**WHAT TO PRODUCE:**
Where the word "document" occurs in a line, return that line.

(begin)

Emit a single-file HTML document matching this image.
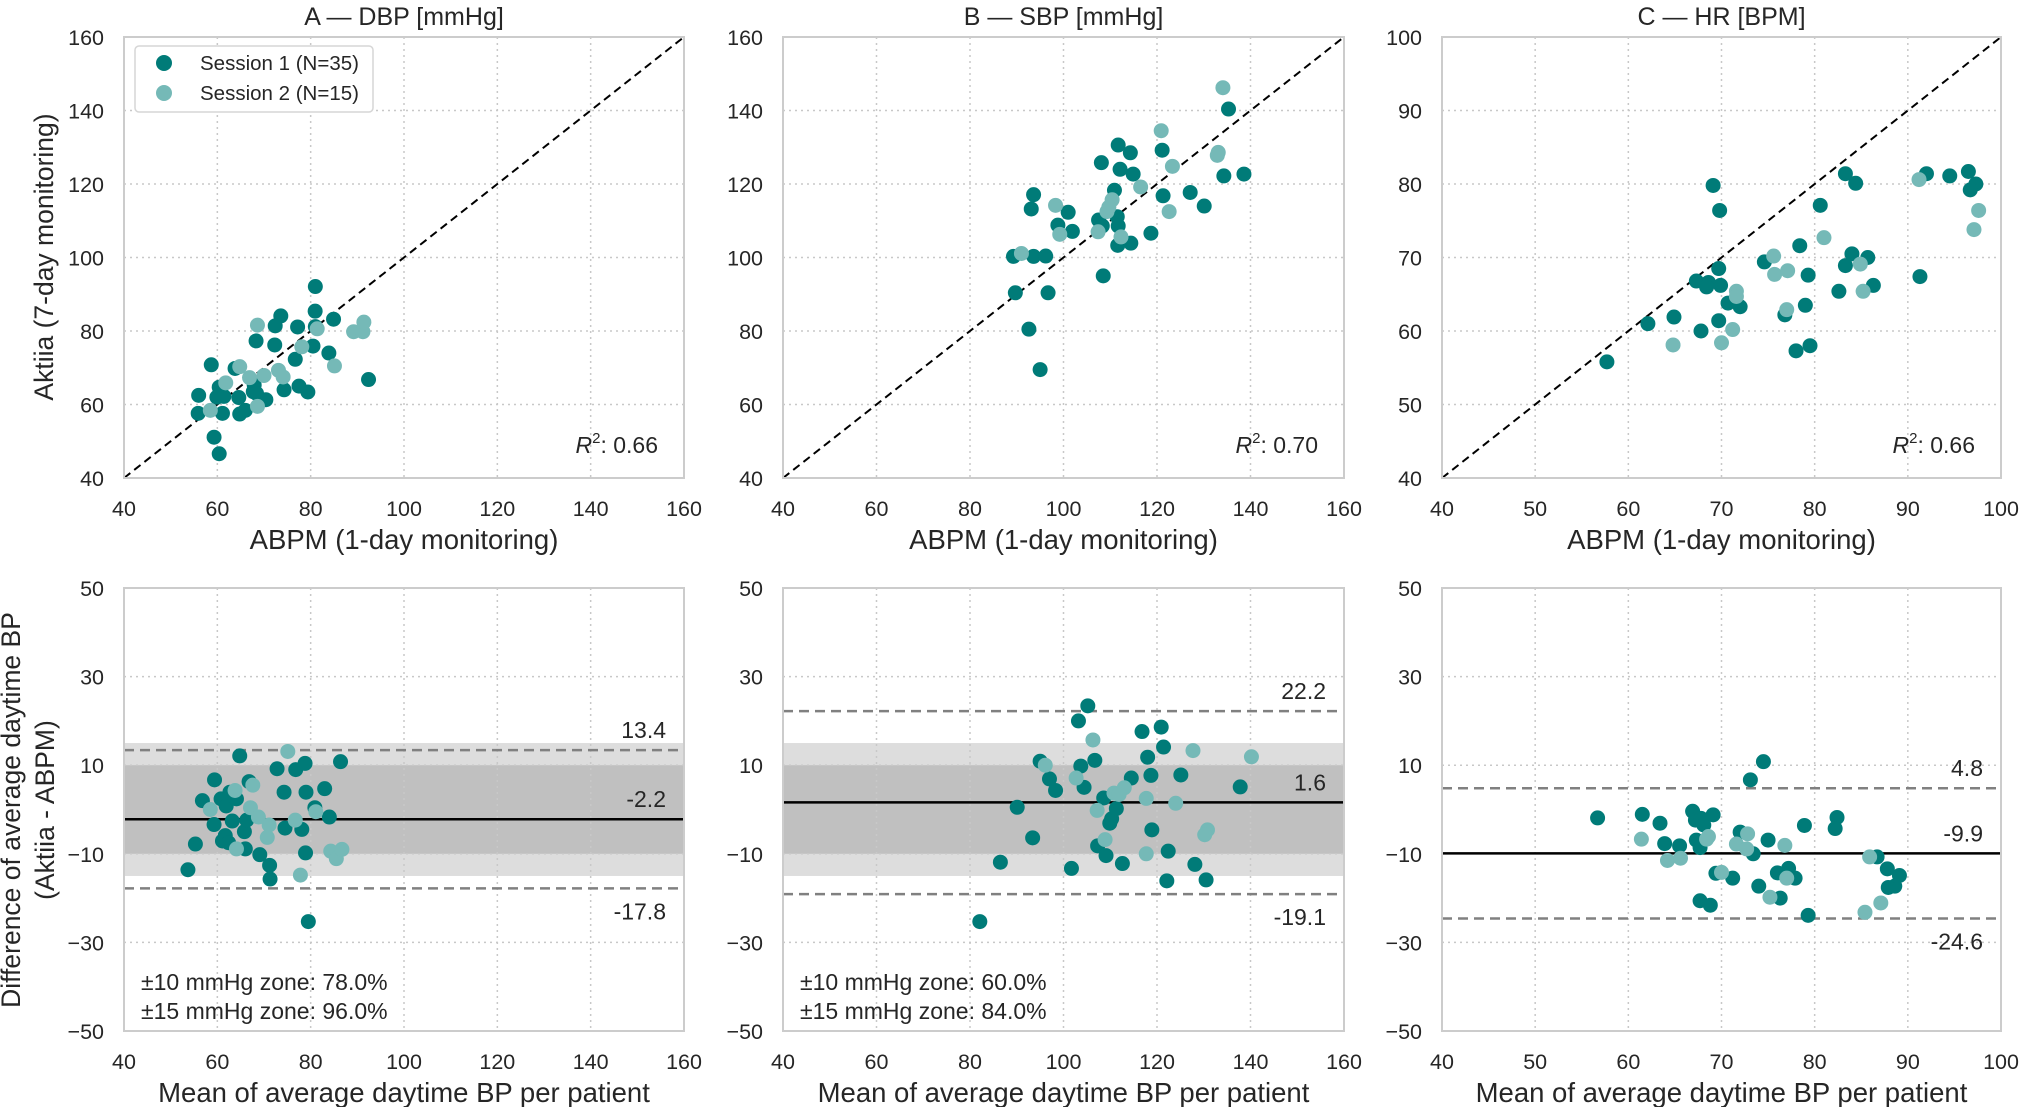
<!DOCTYPE html>
<html><head><meta charset="utf-8">
<style>
html,body{margin:0;padding:0;background:#fff;}
svg{display:block;font-family:"Liberation Sans",sans-serif;}
</style></head>
<body>
<svg id="fig" width="2020" height="1107" viewBox="0 0 2020 1107" xmlns="http://www.w3.org/2000/svg"></svg>
<script>
// ---- Panel A (DBP) scatter ----
const aS1x=[81,80.96,73.6,72.4,77.2,84.9,68.3,72.3,80.5,83.9,76.7,58.7,63.8,56,55.9,59.3,60.4,61.1,60.4,59.9,61.4,64.6,64.8,66,67.9,67.7,70.4,74.3,77.5,79.4,92.4,68.4,81];
const aS1y=[92.1,85.4,84.1,81.4,81.1,83.2,77.3,76.2,75.9,74,72.3,70.8,69.8,62.5,57.6,51.1,46.6,57.6,64.7,62,62.2,61.9,57.4,58.4,65.3,63.5,61.3,64,65,63.4,66.8,63,81.2];
const aS2x=[68.6,64.8,61.8,66.9,70,73.1,74.1,78.1,81.4,89.2,91.2,91.4,85.1,58.5,68.6];
const aS2y=[81.6,70.3,65.9,67.3,67.9,69.3,67.5,75.7,80.6,79.8,79.8,82.4,70.5,58.4,59.5];
// ---- Panel B (SBP) scatter ----
const bS1x=[135.3,134.3,138.6,121.1,111.7,114.3,108.1,112.1,114.9,110.9,121.3,127.1,130.1,93.6,93.1,101,98.8,101.9,107.5,108.3,111.5,111.7,111.6,114.4,118.7,89.3,93.6,96.2,89.7,96.7,108.5,92.6,95];
const bS1y=[140.4,122.2,122.7,129.2,130.6,128.5,125.8,124,122.7,118.3,116.8,117.7,114,117.1,113.2,112.3,108.8,107.1,110.2,108.6,111.1,108.6,103.3,103.9,106.6,100.3,100.3,100.4,90.4,90.4,95,80.5,69.5];
const bS2x=[134.1,120.9,132.9,123.3,116.5,110.4,109.3,98.3,99.2,107.4,112.3,122.6,91,109.7,133.1];
const bS2y=[146.2,134.5,127.8,124.8,119.2,115.7,112.5,114.2,106.3,107,105.6,112.5,101.1,113.7,128.6];
// ---- Panel C (HR) scatter ----
const cS1x=[57.7,62.1,64.9,67.8,67.3,68.6,68.4,69.9,69.7,69.1,69.8,70.7,72,69.7,74.6,76.8,78.4,79.3,79,78,79.5,80.6,83.3,84.4,83.3,84,85.7,82.6,86.3,92,94.5,96.5,97.3,96.7,91.3];
const cS1y=[55.8,61,61.9,60,66.8,66.6,66,66.2,68.5,79.8,76.4,63.8,63.3,61.4,69.4,62.2,71.6,67.6,63.5,57.3,58,77.1,81.4,80.1,68.9,70.5,70,65.4,66.2,81.4,81.1,81.7,80,79.2,67.4];
const cS2x=[64.8,70,71.2,71.6,71.6,75.6,75.7,77.1,77,81,84.9,85.2,91.2,97.6,97.1];
const cS2y=[58.1,58.4,60.2,65.4,64.7,70.2,67.7,68.2,62.9,72.7,69.1,65.4,80.6,76.4,73.8];
// ---- Bland-Altman A ----
const dS1x=[53.7,55.3,56.8,59.4,59.3,60.8,61.9,61.7,61.1,62.4,63.2,64.1,62.7,64.8,66,65.8,66.3,66.8,69.1,71.2,71.3,72.8,74.3,74.5,76.8,78.8,79,78.1,78.9,80.9,83,84,86.4,79.5];
const dS1y=[-13.6,-7.8,2,6.7,-3.4,2.4,0.8,-5.9,-7.1,-7.5,-2.6,2.4,3.9,12.1,-8.9,-5,-2.4,6.3,-10.2,-12.6,-15.7,9.2,3.9,-4.2,9,10.4,3.9,-4.5,-9.8,0.4,4.7,-1.7,10.8,-25.3];
const dS2x=[58.5,63.8,64.1,67.6,67.1,68.8,71.1,70.7,75.1,76.7,77.8,81.1,84.3,85.5,86.7];
const dS2y=[0,4.3,-8.9,5.5,0.4,-1.7,-3.5,-6.3,13.1,-2.4,-14.8,-0.5,-9.4,-11.1,-9];
const dLines=[13.4,-2.2,-17.8];
// ---- Bland-Altman B ----
const eS1x=[105.2,103.2,82.1,86.5,90.1,93.4,95,97,98.3,101.7,103.7,104.4,106.7,107.3,108.6,109.1,109.9,110.3,111.3,112.6,114.5,116.8,118,118.7,118.9,120.9,121.4,122.4,122.1,125.1,128.1,130.5,137.8];
const eS1y=[23.4,20,-25.3,-11.9,0.5,-6.4,10.9,6.9,4.3,-13.3,9.8,5,11.1,-8.2,2.6,-10.4,-3.1,-2.1,0.2,-12.2,7.1,17.6,11.8,7.7,-4.6,18.6,14.1,-9.4,-16.1,7.8,-12.4,-15.9,5.1];
const eS2x=[106.3,96.1,102.7,110.8,113,111.9,107.2,108.9,117.7,117.7,124,127.7,140.2,130.8,130.2];
const eS2y=[15.7,10,7.1,3.7,4.9,3.4,-0.2,-6.8,2.5,-10,1.4,13.3,11.9,-4.6,-5.7];
const eLines=[22.2,1.6,-19.1];
// ---- Bland-Altman C ----
const fS1x=[56.7,61.5,63.4,63.9,65.5,66.9,67.2,67.8,68.1,67.3,67.7,69.1,69.4,67.7,68.8,71.2,72,73.1,74.5,73.4,74,75,76,77.2,77.9,76.3,78.9,79.3,82.4,82.2,86.7,87.8,89.1,88.6,87.9];
const fS1y=[-1.9,-1.1,-3.1,-7.7,-8.2,-0.4,-2.4,-2,-3.5,-6.9,-8.6,-1.2,-14.4,-20.6,-21.6,-15.5,-5.1,6.7,10.8,-10,-17.3,-6.9,-14.3,-13.3,-15.5,-20,-3.6,-23.9,-1.8,-4.3,-10.7,-13.4,-14.9,-17.3,-17.6];
const fS2x=[61.4,64.2,65.6,68.4,68.6,70,71.6,72.7,72.8,75.2,76.8,77,85.9,85.4,87.1];
const fS2y=[-6.7,-11.5,-11,-6.7,-6.1,-14.2,-7.8,-8.9,-5.5,-19.8,-8.1,-15.5,-10.7,-23.2,-21.1];
const fLines=[4.8,-9.9,-24.6];
const bpTicks=[40,60,80,100,120,140,160];
const hrTicks=[40,50,60,70,80,90,100];
const diffTicks=[50,30,10,-10,-30,-50];

const NS="http://www.w3.org/2000/svg";
const svg=document.getElementById('fig');
const C1="#007b78", C2="#75b9b7";
function mk(tag,attrs,parent){const e=document.createElementNS(NS,tag);for(const k in attrs)e.setAttribute(k,attrs[k]);(parent||svg).appendChild(e);return e;}
function txt(s,attrs,parent){const e=mk('text',attrs,parent);e.textContent=s;return e;}

function panel(o){
  const g=mk('g',{});
  
  
  const sx=v=>o.x0+(v-o.xmin)/(o.xmax-o.xmin)*(o.x1-o.x0);
  const sy=v=>o.y1-(v-o.ymin)/(o.ymax-o.ymin)*(o.y1-o.y0);
  if(o.bands){
    const b15=mk('rect',{x:o.x0,y:sy(15),width:o.x1-o.x0,height:sy(-15)-sy(15),fill:"#dddddd"},g);
    
    
    const b10=mk('rect',{x:o.x0,y:sy(10),width:o.x1-o.x0,height:sy(-10)-sy(10),fill:"#c0c0c0"},g);
    
    
  }
  o.xt.forEach(v=>{const l=mk('line',{x1:sx(v),x2:sx(v),y1:o.y0,y2:o.y1,stroke:"#c8c8c8","stroke-width":1.5,"stroke-dasharray":"2,4"},g);
    
    
    const t=txt(String(v),{x:sx(v),y:o.y1+38,"font-size":21.5,"text-anchor":"middle",fill:"#262626"},g);
    
    });
  o.yt.forEach(v=>{const l=mk('line',{x1:o.x0,x2:o.x1,y1:sy(v),y2:sy(v),stroke:"#c8c8c8","stroke-width":1.5,"stroke-dasharray":"2,4"},g);
    
    
    const t=txt(v<0?'\u2212'+Math.abs(v):String(v),{x:o.x0-20,y:sy(v)+8,"font-size":21.5,"text-anchor":"end",fill:"#262626"},g);
    
    });
  if(o.diag){const d=mk('line',{x1:sx(o.xmin),y1:sy(o.ymin),x2:sx(o.xmax),y2:sy(o.ymax),stroke:"#000","stroke-width":2,"stroke-dasharray":"8,5"},g);
    
    }
  if(o.lines){
    o.lines.forEach((v,i)=>{
      const mean=i===1;
      const l=mk('line',{x1:o.x0,x2:o.x1,y1:sy(v),y2:sy(v),stroke:mean?"#000":"#808080","stroke-width":2.5,"stroke-dasharray":mean?"none":"10,6"},g);
      
      
      const ty=i===2?sy(v)+31:sy(v)-12;
      const t=txt(v.toFixed(1),{x:o.x1-18,y:ty,"font-size":23,"text-anchor":"end",fill:"#262626"},g);
      
      
    });
  }
  [[o.s1x,o.s1y,C1,'session-1-point'],[o.s2x,o.s2y,C2,'session-2-point']].forEach(([xs,ys,c,n])=>{
    xs.forEach((v,i)=>{const p=mk('circle',{cx:sx(v),cy:sy(ys[i]),r:7.5,fill:c},g);
      
      });
  });
  const f=mk('rect',{x:o.x0,y:o.y0,width:o.x1-o.x0,height:o.y1-o.y0,fill:"none",stroke:"#cccccc","stroke-width":2},g);
  
  
  if(o.title){const t=txt(o.title,{x:(o.x0+o.x1)/2,y:o.y0-12,"font-size":25,"text-anchor":"middle",fill:"#262626"},g);
    
    }
  const xl=txt(o.xlabel,{x:(o.x0+o.x1)/2,y:o.y1+71,"font-size":27.5,"text-anchor":"middle",fill:"#262626"},g);
  
  
  if(o.r2){const t=txt('',{x:o.x1-26,y:o.y1-25,"font-size":23,"text-anchor":"end",fill:"#262626"},g);
    t.innerHTML='<tspan font-style="italic">R</tspan><tspan dy="-10" font-size="15">2</tspan><tspan dy="10">: '+o.r2+'</tspan>';
    
    }
  if(o.zone){o.zone.forEach((s,i)=>{const t=txt(s,{x:o.x0+17,y:o.y1-41+i*29,"font-size":23,fill:"#262626"},g);
    
    });}
}
const TOP=[37,478], BOT=[588,1031];
const XA=[124,684], XB=[783,1344], XC=[1442,2001];
panel({name:'panel-a-dbp',x0:XA[0],x1:XA[1],y0:TOP[0],y1:TOP[1],xmin:40,xmax:160,ymin:40,ymax:160,xt:bpTicks,yt:bpTicks,s1x:aS1x,s1y:aS1y,s2x:aS2x,s2y:aS2y,diag:true,title:'A \u2014 DBP [mmHg]',xlabel:'ABPM (1-day monitoring)',r2:'0.66'});
panel({name:'panel-b-sbp',x0:XB[0],x1:XB[1],y0:TOP[0],y1:TOP[1],xmin:40,xmax:160,ymin:40,ymax:160,xt:bpTicks,yt:bpTicks,s1x:bS1x,s1y:bS1y,s2x:bS2x,s2y:bS2y,diag:true,title:'B \u2014 SBP [mmHg]',xlabel:'ABPM (1-day monitoring)',r2:'0.70'});
panel({name:'panel-c-hr',x0:XC[0],x1:XC[1],y0:TOP[0],y1:TOP[1],xmin:40,xmax:100,ymin:40,ymax:100,xt:hrTicks,yt:hrTicks,s1x:cS1x,s1y:cS1y,s2x:cS2x,s2y:cS2y,diag:true,title:'C \u2014 HR [BPM]',xlabel:'ABPM (1-day monitoring)',r2:'0.66'});
panel({name:'bland-altman-a',x0:XA[0],x1:XA[1],y0:BOT[0],y1:BOT[1],xmin:40,xmax:160,ymin:-50,ymax:50,xt:bpTicks,yt:diffTicks,s1x:dS1x,s1y:dS1y,s2x:dS2x,s2y:dS2y,bands:true,lines:dLines,xlabel:'Mean of average daytime BP per patient',zone:['\u00b110 mmHg zone: 78.0%','\u00b115 mmHg zone: 96.0%']});
panel({name:'bland-altman-b',x0:XB[0],x1:XB[1],y0:BOT[0],y1:BOT[1],xmin:40,xmax:160,ymin:-50,ymax:50,xt:bpTicks,yt:diffTicks,s1x:eS1x,s1y:eS1y,s2x:eS2x,s2y:eS2y,bands:true,lines:eLines,xlabel:'Mean of average daytime BP per patient',zone:['\u00b110 mmHg zone: 60.0%','\u00b115 mmHg zone: 84.0%']});
panel({name:'bland-altman-c',x0:XC[0],x1:XC[1],y0:BOT[0],y1:BOT[1],xmin:40,xmax:100,ymin:-50,ymax:50,xt:hrTicks,yt:diffTicks,s1x:fS1x,s1y:fS1y,s2x:fS2x,s2y:fS2y,lines:fLines,xlabel:'Mean of average daytime BP per patient'});

const yl1=txt('Aktiia (7-day monitoring)',{x:0,y:0,"font-size":26.5,"text-anchor":"middle",fill:"#262626",transform:"translate(53,257) rotate(-90)"});


const yl2=txt('Difference of average daytime BP',{x:0,y:0,"font-size":26.5,"text-anchor":"middle",fill:"#262626",transform:"translate(20,810) rotate(-90)"});


const yl3=txt('(Aktiia - ABPM)',{x:0,y:0,"font-size":26.5,"text-anchor":"middle",fill:"#262626",transform:"translate(54,810) rotate(-90)"});



const lg=mk('g',{});


mk('rect',{x:135,y:46,width:238,height:66,rx:4,fill:"#fff",stroke:"#d6d6d6","stroke-width":1.5},lg);
const le1=mk('circle',{cx:164,cy:63,r:8,fill:C1},lg);


const le2=mk('circle',{cx:164,cy:93,r:8,fill:C2},lg);


const lt1=txt('Session 1 (N=35)',{x:200,y:70,"font-size":20.5,fill:"#262626"},lg);


const lt2=txt('Session 2 (N=15)',{x:200,y:100,"font-size":20.5,fill:"#262626"},lg);


</script>
</body></html>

(end)

**RESULT OF THE TASK:**
Emit a single-file HTML document matching this image.
const svg=document.getElementById('fig');
function mk(tag,attrs,parent){const e=document.createElementNS(NS,tag);for(const k in attrs)e.setAttribute(k,attrs[k]);(parent||svg).appendChild(e);return e;}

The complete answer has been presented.